Tonga has so far not responded to Solomons' requests to waive immunity for the soldiers although Fonokalafi and Tongan solicitor general 'Aminiasi Kefu flew to Honiara last week to meet with Solomon's attorney general Gabriel Suri.

Mr Suri said Solomon Islands wants the right to charge the soldiers if necessary.

The Solomon Islands Attorney General told local reporters that there were two requests - the first was to grant a waiver on the immunity of RAMSI officers and personnel to allow his office to proceed with any possible case or charges where evidence suggests a need to lay charges.

The second request was for Tonga to give Solomon Islands the jurisdiction over the Tongan soldiers.

Tonga's Solicitor General Fonokalafi would not comment directly on the incident, although he confirmed Tonga would conduct its own investigation into the shooting.

Tonga's next deployment to the Solomons is expected to take place in December.

Meanwhile Tongan soldiers deployed with the regional peacekeeping force in the Solomon Islands have returned home, but officials said it was a scheduled move and not connected to the killing of a civilian.

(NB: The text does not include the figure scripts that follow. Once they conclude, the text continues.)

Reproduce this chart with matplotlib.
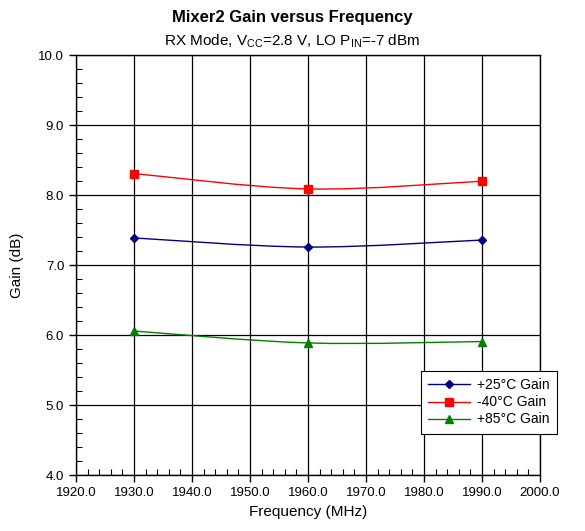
import numpy as np
import matplotlib.pyplot as plt
from matplotlib.path import Path
from matplotlib.patches import PathPatch
from matplotlib.lines import Line2D
from matplotlib.ticker import MultipleLocator, FormatStrFormatter

plt.rcParams['font.family'] = ['Liberation Sans', 'DejaVu Sans']

# Datos
freq = [1930.0, 1960.0, 1990.0]
gain_25 = [7.39, 7.26, 7.36]
gain_m40 = [8.31, 8.09, 8.20]
gain_85 = [6.06, 5.89, 5.91]

series = [
    ('+25°C Gain', gain_25, '#000080', 'D', 4.5),
    ('-40°C Gain', gain_m40, '#FF0000', 's', 5.5),
    ('+85°C Gain', gain_85, '#008000', '^', 5.5),
]


# Curva suavizada tipo Excel (Bezier por tramos)
def smooth_path(x, y):
    pts = np.column_stack([x, y])
    ext = np.vstack([pts[0], pts, pts[-1]])
    verts = [pts[0]]
    codes = [Path.MOVETO]
    for i in range(len(pts) - 1):
        p0, p1, p2, p3 = ext[i], ext[i + 1], ext[i + 2], ext[i + 3]
        c1 = p1 + (p2 - p0) / 6.0
        c2 = p2 - (p3 - p1) / 6.0
        verts += [c1, c2, p2]
        codes += [Path.CURVE4] * 3
    return Path(verts, codes)


fig = plt.figure(figsize=(5.85, 5.31), dpi=100)
ax = fig.add_axes([0.130, 0.105, 0.793, 0.791])

handles = []
for label, vals, color, mk, ms in series:
    ax.add_patch(PathPatch(smooth_path(freq, vals), facecolor='none',
                           edgecolor=color, linewidth=1.0, zorder=3))
    ax.plot(freq, vals, linestyle='none', marker=mk, markersize=ms,
            color=color, zorder=4)
    handles.append(Line2D([], [], color=color, marker=mk, markersize=ms,
                          linewidth=1.0, label=label))

ax.set_xlim(1920, 2000)
ax.set_ylim(4.0, 10.0)
ax.xaxis.set_major_locator(MultipleLocator(10))
ax.xaxis.set_minor_locator(MultipleLocator(2))
ax.yaxis.set_major_locator(MultipleLocator(1))
ax.yaxis.set_minor_locator(MultipleLocator(0.2))
ax.xaxis.set_major_formatter(FormatStrFormatter('%.1f'))
ax.yaxis.set_major_formatter(FormatStrFormatter('%.1f'))
ax.tick_params(which='major', direction='out', length=5, width=1,
               labelsize=9.5, color='black')
ax.tick_params(which='minor', direction='in', length=4, width=0.8)
ax.grid(True, which='major', color='black', linewidth=0.9)
for s in ax.spines.values():
    s.set_linewidth(1.0)

ax.set_xlabel('Frequency (MHz)', fontsize=11, labelpad=4)
ax.set_ylabel('Gain (dB)', fontsize=11, labelpad=10)

fig.text(0.5, 0.967, 'Mixer2 Gain versus Frequency', ha='center',
         va='center', fontsize=12, fontweight='bold')
fig.text(0.5, 0.922, r'RX Mode, V$_{\mathregular{CC}}$=2.8 V, LO P$_{\mathregular{IN}}$=-7 dBm',
         ha='center', va='center', fontsize=11)

leg = ax.legend(handles=handles, loc='lower right', bbox_to_anchor=(1.037, 0.098),
                borderaxespad=0, fontsize=10, frameon=True, fancybox=False,
                edgecolor='black', framealpha=1, borderpad=0.55,
                labelspacing=0.22, handlelength=3.0, handletextpad=0.5)
leg.get_frame().set_linewidth(0.8)
leg.set_clip_on(False)

fig.savefig('out.png', dpi=100)
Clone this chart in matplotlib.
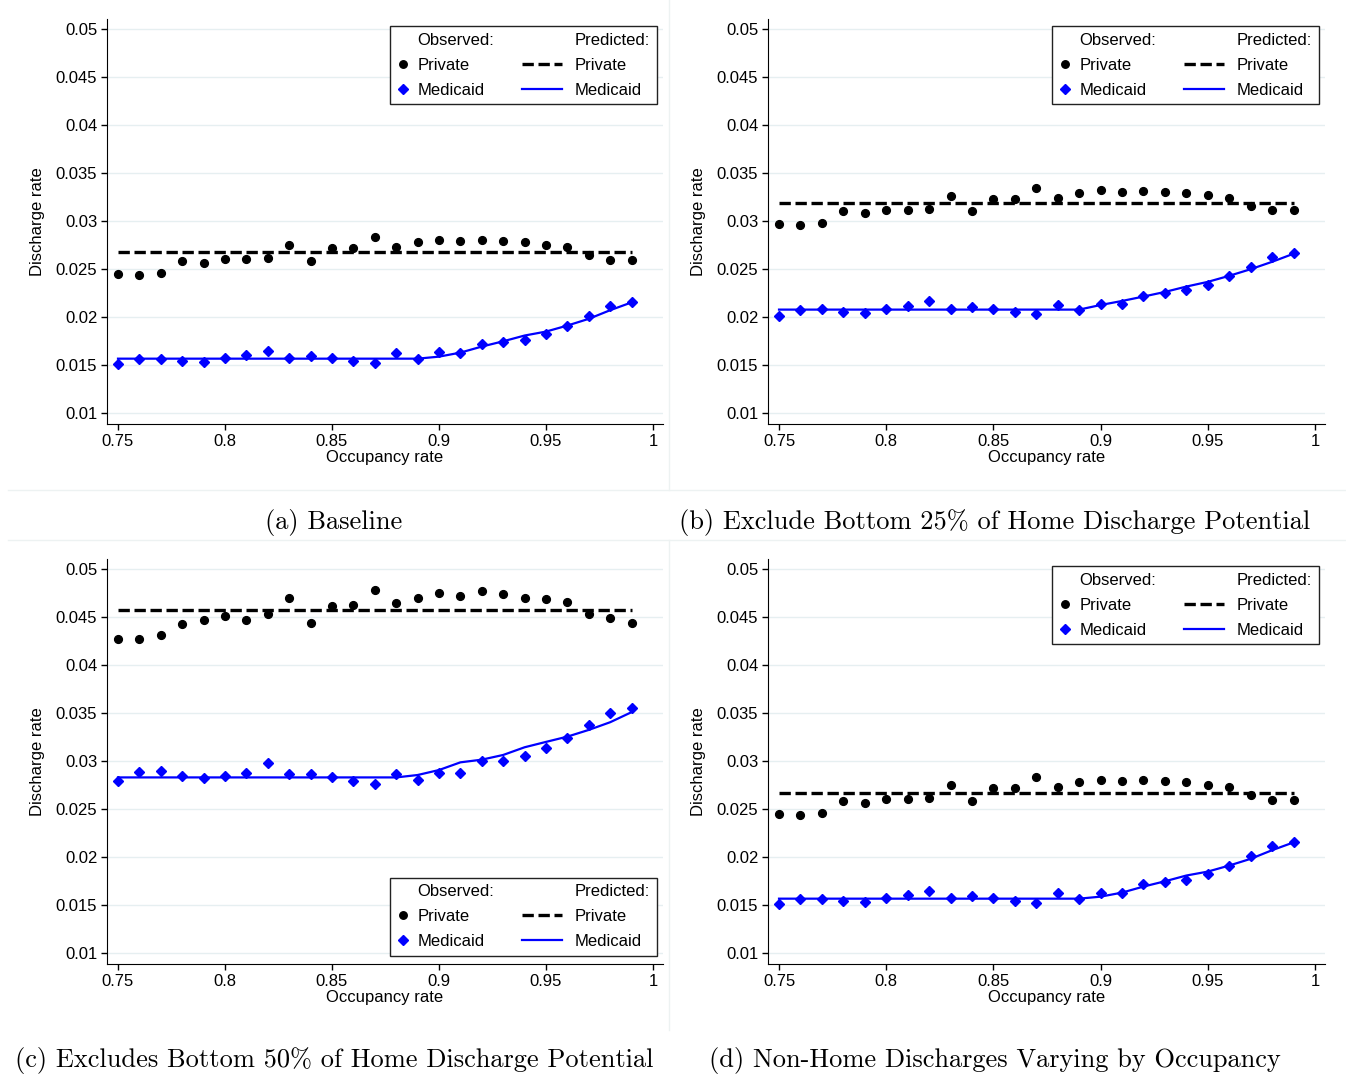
import numpy as np
import matplotlib
matplotlib.use('Agg')
import matplotlib.pyplot as plt
from matplotlib.lines import Line2D
from matplotlib.legend_handler import HandlerLine2D
from matplotlib.ticker import FuncFormatter

plt.rcParams['font.family'] = ['Liberation Sans', 'DejaVu Sans']

occ = [0.75, 0.76, 0.77, 0.78, 0.79, 0.80, 0.81, 0.82, 0.83, 0.84, 0.85, 0.86, 0.87,
       0.88, 0.89, 0.90, 0.91, 0.92, 0.93, 0.94, 0.95, 0.96, 0.97, 0.98, 0.99]

# (a) baseline
a_priv = [0.02451, 0.02437, 0.02462, 0.02587, 0.02563, 0.02601, 0.02601, 0.02615, 0.02747,
          0.02587, 0.02716, 0.02716, 0.02831, 0.02726, 0.02779, 0.02803, 0.02789, 0.02800,
          0.02789, 0.02782, 0.02754, 0.02726, 0.02643, 0.02598, 0.02594]
a_priv_hat = 0.02674
a_med = [0.01507, 0.01559, 0.01563, 0.01545, 0.01531, 0.01573, 0.01601, 0.01650, 0.01573,
         0.01594, 0.01573, 0.01545, 0.01517, 0.01622, 0.01563, 0.01632, 0.01625, 0.01716,
         0.01737, 0.01765, 0.01824, 0.01911, 0.02009, 0.02110, 0.02155]
a_med_hat = [0.01566, 0.01566, 0.01566, 0.01566, 0.01566, 0.01566, 0.01566, 0.01566, 0.01566,
             0.01566, 0.01566, 0.01566, 0.01566, 0.01566, 0.01566, 0.01587, 0.01629, 0.01692,
             0.01747, 0.01807, 0.01848, 0.01911, 0.01981, 0.02071, 0.02152]

# (b) exclude bottom 25%
b_priv = [0.02969, 0.02955, 0.02979, 0.03105, 0.03080, 0.03118, 0.03118, 0.03125, 0.03265,
          0.03105, 0.03230, 0.03230, 0.03348, 0.03240, 0.03293, 0.03321, 0.03303, 0.03314,
          0.03303, 0.03296, 0.03268, 0.03244, 0.03160, 0.03118, 0.03111]
b_priv_hat = 0.03188
b_med = [0.02014, 0.02070, 0.02080, 0.02056, 0.02045, 0.02087, 0.02112, 0.02164, 0.02087,
         0.02101, 0.02084, 0.02056, 0.02028, 0.02129, 0.02073, 0.02136, 0.02132, 0.02223,
         0.02247, 0.02279, 0.02338, 0.02422, 0.02519, 0.02620, 0.02662]
b_med_hat = [0.02077, 0.02077, 0.02077, 0.02077, 0.02077, 0.02077, 0.02077, 0.02077, 0.02077,
             0.02077, 0.02077, 0.02077, 0.02077, 0.02077, 0.02077, 0.02125, 0.02167, 0.02213,
             0.02261, 0.02317, 0.02366, 0.02429, 0.02498, 0.02575, 0.02659]

# (c) exclude bottom 50%
c_priv = [0.04267, 0.04274, 0.04312, 0.04427, 0.04469, 0.04510, 0.04472, 0.04535, 0.04699,
          0.04437, 0.04615, 0.04629, 0.04786, 0.04646, 0.04695, 0.04754, 0.04720, 0.04768,
          0.04744, 0.04702, 0.04685, 0.04657, 0.04531, 0.04493, 0.04441]
c_priv_hat = 0.04573
c_med = [0.02794, 0.02885, 0.02899, 0.02840, 0.02826, 0.02840, 0.02878, 0.02976, 0.02861,
         0.02861, 0.02836, 0.02791, 0.02760, 0.02864, 0.02805, 0.02875, 0.02871, 0.02997,
         0.03003, 0.03049, 0.03136, 0.03244, 0.03380, 0.03495, 0.03557]
c_med_hat = [0.02829, 0.02829, 0.02829, 0.02829, 0.02829, 0.02829, 0.02829, 0.02829, 0.02829,
             0.02829, 0.02829, 0.02829, 0.02829, 0.02829, 0.02854, 0.02906, 0.02986, 0.03014,
             0.03063, 0.03143, 0.03199, 0.03254, 0.03324, 0.03404, 0.03509]

# (d) non-home discharges varying by occupancy
d_priv = [0.02451, 0.02437, 0.02462, 0.02587, 0.02563, 0.02601, 0.02601, 0.02615, 0.02747,
          0.02587, 0.02716, 0.02716, 0.02831, 0.02726, 0.02779, 0.02803, 0.02789, 0.02800,
          0.02789, 0.02782, 0.02754, 0.02726, 0.02643, 0.02598, 0.02594]
d_priv_hat = 0.02667
d_med = [0.01507, 0.01559, 0.01563, 0.01545, 0.01531, 0.01573, 0.01601, 0.01650, 0.01573,
         0.01594, 0.01573, 0.01545, 0.01517, 0.01622, 0.01563, 0.01629, 0.01625, 0.01716,
         0.01737, 0.01765, 0.01824, 0.01911, 0.02009, 0.02110, 0.02155]
d_med_hat = a_med_hat

captions = ['(a) Baseline',
            '(b) Exclude Bottom 25% of Home Discharge Potential',
            '(c) Excludes Bottom 50% of Home Discharge Potential',
            '(d) Non-Home Discharges Varying by Occupancy']

xticks = [0.75, 0.8, 0.85, 0.9, 0.95, 1.0]
yticks = [0.01, 0.015, 0.02, 0.025, 0.03, 0.035, 0.04, 0.045, 0.05]

W, H = 1346, 1076
fig = plt.figure(figsize=(W / 100, H / 100), dpi=100)


class WideLine(HandlerLine2D):
    # draw the predicted-line key longer, reaching left into the column gap
    def get_xdata(self, legend, xdescent, ydescent, width, height, fontsize):
        x = np.array([-xdescent + width - 2.75 * fontsize, -xdescent + width - 0.35 * fontsize])
        return x, x


def panel(box, priv, priv_hat, med, med_hat, legend_loc):
    l, r, t, b = box
    ax = fig.add_axes([l / W, 1 - b / H, (r - l) / W, (b - t) / H])
    ax.plot([occ[0], occ[-1]], [priv_hat, priv_hat], color='black', lw=2.4,
            dashes=(3.4, 1.4), zorder=2)
    ax.plot(occ, med_hat, color='#0000ff', lw=1.6, zorder=2)
    ax.plot(occ, priv, ls='none', marker='o', ms=5.6, color='black', zorder=3)
    ax.plot(occ, med, ls='none', marker='D', ms=5.0, color='#0000ff', zorder=3)

    ax.set_xlim(0.75 - 11 / 2140, 1.0 + 10 / 2140)
    ax.set_ylim(0.01 - 11 / 9600, 0.05 + 10 / 9600)
    ax.set_xticks(xticks)
    ax.set_yticks(yticks)
    fmt = FuncFormatter(lambda v, p: '%g' % round(v, 4))
    ax.xaxis.set_major_formatter(fmt)
    ax.yaxis.set_major_formatter(fmt)
    ax.tick_params(labelsize=12, length=4, width=1, direction='out', pad=3)
    ax.spines['top'].set_visible(False)
    ax.spines['right'].set_visible(False)
    ax.yaxis.grid(True, color='#e6eff1', lw=1)
    ax.set_axisbelow(True)
    ax.set_xlabel('Occupancy rate', fontsize=12, labelpad=1)
    ax.set_ylabel('Discharge rate', fontsize=12, labelpad=8)

    blank = Line2D([], [], ls='none')
    h_priv = Line2D([], [], ls='none', marker='o', ms=5.4, color='black')
    h_med = Line2D([], [], ls='none', marker='D', ms=5.0, color='#0000ff')
    h_ppriv = Line2D([], [], color='black', lw=2.4, dashes=(3.4, 1.4))
    h_pmed = Line2D([], [], color='#0000ff', lw=1.6)
    handles = [blank, h_priv, h_med, blank, h_ppriv, h_pmed]
    labels = ['Observed:', 'Private', 'Medicaid', 'Predicted:', 'Private', 'Medicaid']
    if legend_loc == 'upper right':
        anchor = (0.989, 0.983)
    else:
        anchor = (0.989, 0.02)
    ax.legend(handles, labels, ncol=2, loc=legend_loc, bbox_to_anchor=anchor,
              borderaxespad=0, fontsize=12, handlelength=0.8, handletextpad=0.45,
              columnspacing=3.6, labelspacing=0.6, borderpad=0.4, numpoints=1,
              fancybox=False, framealpha=1, edgecolor='#222222',
              handler_map={h_ppriv: WideLine(), h_pmed: WideLine()})
    ax.get_legend().get_frame().set_linewidth(1)
    return ax


panel((107, 663, 19, 424), a_priv, a_priv_hat, a_med, a_med_hat, 'upper right')
panel((768, 1325, 19, 424), b_priv, b_priv_hat, b_med, b_med_hat, 'upper right')
panel((107, 663, 559, 964), c_priv, c_priv_hat, c_med, c_med_hat, 'lower right')
panel((768, 1325, 559, 964), d_priv, d_priv_hat, d_med, d_med_hat, 'upper right')

# faint borders of the sub-figures
faint = '#edf2f2'
for y in (490, 540):
    fig.add_artist(Line2D([8 / W, 1], [1 - y / H, 1 - y / H], transform=fig.transFigure,
                          color=faint, lw=1))
fig.add_artist(Line2D([669 / W, 669 / W], [1, 1 - 490 / H], transform=fig.transFigure,
                      color=faint, lw=1))
fig.add_artist(Line2D([669 / W, 669 / W], [1 - 540 / H, 1 - 1030 / H],
                      transform=fig.transFigure, color=faint, lw=1))

cap_pos = [(334, 522), (995, 522), (334, 1061), (995, 1061)]
for txt, (cx, cy) in zip(captions, cap_pos):
    fig.text(cx / W, 1 - cy / H, txt, ha='center', va='center', fontsize=19,
             family=['cmr10', 'DejaVu Serif'])

fig.savefig('out.png', dpi=100)
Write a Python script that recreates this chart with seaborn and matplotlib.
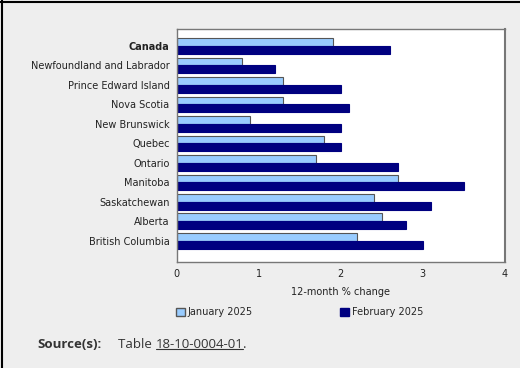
import pandas as pd
import matplotlib.pyplot as plt
import seaborn as sns
from matplotlib.patches import Patch
from matplotlib.lines import Line2D

# Data
regions = ["Canada", "Newfoundland and Labrador", "Prince Edward Island", "Nova Scotia",
           "New Brunswick", "Quebec", "Ontario", "Manitoba", "Saskatchewan",
           "Alberta", "British Columbia"]
jan_2025 = [1.9, 0.8, 1.3, 1.3, 0.9, 1.8, 1.7, 2.7, 2.4, 2.5, 2.2]
feb_2025 = [2.6, 1.2, 2.0, 2.1, 2.0, 2.0, 2.7, 3.5, 3.1, 2.8, 3.0]
series = ["January 2025", "February 2025"]
x_ticks = [0, 1, 2, 3, 4]

df = pd.DataFrame({
    "Region": regions * 2,
    "Month": [series[0]] * len(regions) + [series[1]] * len(regions),
    "Change": jan_2025 + feb_2025,
})

light = "#99ccff"
navy = "#000080"
bg = "#eeeeee"

sns.set_style("white")
plt.rcParams["font.family"] = ["DejaVu Sans"]

fig = plt.figure(figsize=(5.2, 3.68), dpi=100)
fig.patch.set_facecolor(bg)
ax = fig.add_axes([176.5 / 520, 1 - 262 / 368, (505 - 176.5) / 520, (262 - 29) / 368])

sns.barplot(data=df, y="Region", x="Change", hue="Month", order=regions,
            hue_order=series, palette=[light, navy], orient="h", width=0.8,
            saturation=1, legend=False, ax=ax)

for bar in ax.containers[0]:
    bar.set_edgecolor("#555555")
    bar.set_linewidth(0.8)
for bar in ax.containers[1]:
    bar.set_edgecolor(navy)
    bar.set_linewidth(0.8)

ax.set_xlim(0, 4)
ax.set_ylim(len(regions) - 1 + 1.09, -0.87)
ax.set_xticks(x_ticks)
ax.set_xticklabels([str(t) for t in x_ticks], fontsize=7, color="#222222")
ax.tick_params(axis="x", direction="in", length=3, color="#666666", pad=5)
ax.tick_params(axis="y", length=0, pad=5)
ax.set_yticklabels(regions, fontsize=7, color="#222222")
ax.get_yticklabels()[0].set_fontweight("bold")
ax.set_ylabel("")
ax.set_xlabel("12-month % change", fontsize=7, color="#222222", labelpad=6)
for s in ax.spines.values():
    s.set_color("#777777")
    s.set_linewidth(1)
ax.spines["right"].set_linewidth(1.5)

handles = [Patch(facecolor=light, edgecolor="#555555", label=series[0]),
           Patch(facecolor=navy, edgecolor=navy, label=series[1])]
fig.legend(handles=handles, loc="center left", bbox_to_anchor=(172 / 520, 1 - 312 / 368),
           ncol=2, frameon=False, fontsize=7, handlelength=0.9, handleheight=0.9,
           handletextpad=0.3, columnspacing=9.0, borderaxespad=0)

# Source line
fig.canvas.draw()
r = fig.canvas.get_renderer()
y_src = 1 - 345 / 368
t1 = fig.text(37 / 520, y_src, "Source(s):", fontsize=9.5, fontweight="bold",
              color="#333333", va="center", family=["Open Sans", "DejaVu Sans"])
e1 = t1.get_window_extent(r)
t2 = fig.text((e1.x1 + 17) / 520, y_src, "Table ", fontsize=9.5, color="#333333",
              va="center", family=["Open Sans", "DejaVu Sans"])
e2 = t2.get_window_extent(r)
t3 = fig.text(e2.x1 / 520, y_src, "18-10-0004-01", fontsize=9.5, color="#333333",
              va="center", family=["Open Sans", "DejaVu Sans"])
e3 = t3.get_window_extent(r)
fig.text(e3.x1 / 520, y_src, ".", fontsize=9.5, color="#333333", va="center",
         family=["Open Sans", "DejaVu Sans"])
fig.add_artist(Line2D([e3.x0 / 520, e3.x1 / 520], [(e3.y0 + 2.5) / 368] * 2,
                      color="#333333", linewidth=0.8))

# Frame lines on top and left
fig.add_artist(Line2D([0, 1], [1 - 1.5 / 368] * 2, color="black", linewidth=1.5))
fig.add_artist(Line2D([1.5 / 520] * 2, [0, 1], color="black", linewidth=1.5))

fig.savefig("out.png", dpi=100, facecolor=bg)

AFP reports Deputy commander Toni Fonokalafi confirmed the 32 soldiers, including two alleged to have been involved in the shooting death of a civilian, left Friday at the end of their four-month tour of duty with the Regional Assistance Mission to Solomon Islands force.

The man was killed on August 12 when RAMSI troops were called to break up a rock-throwing incident in a village on the outskirts of capital Honiara.

It was the second civilian death linked to the Australian-led RAMSI force since its arrival in 2003 to end years of ethnic conflict in the Solomons.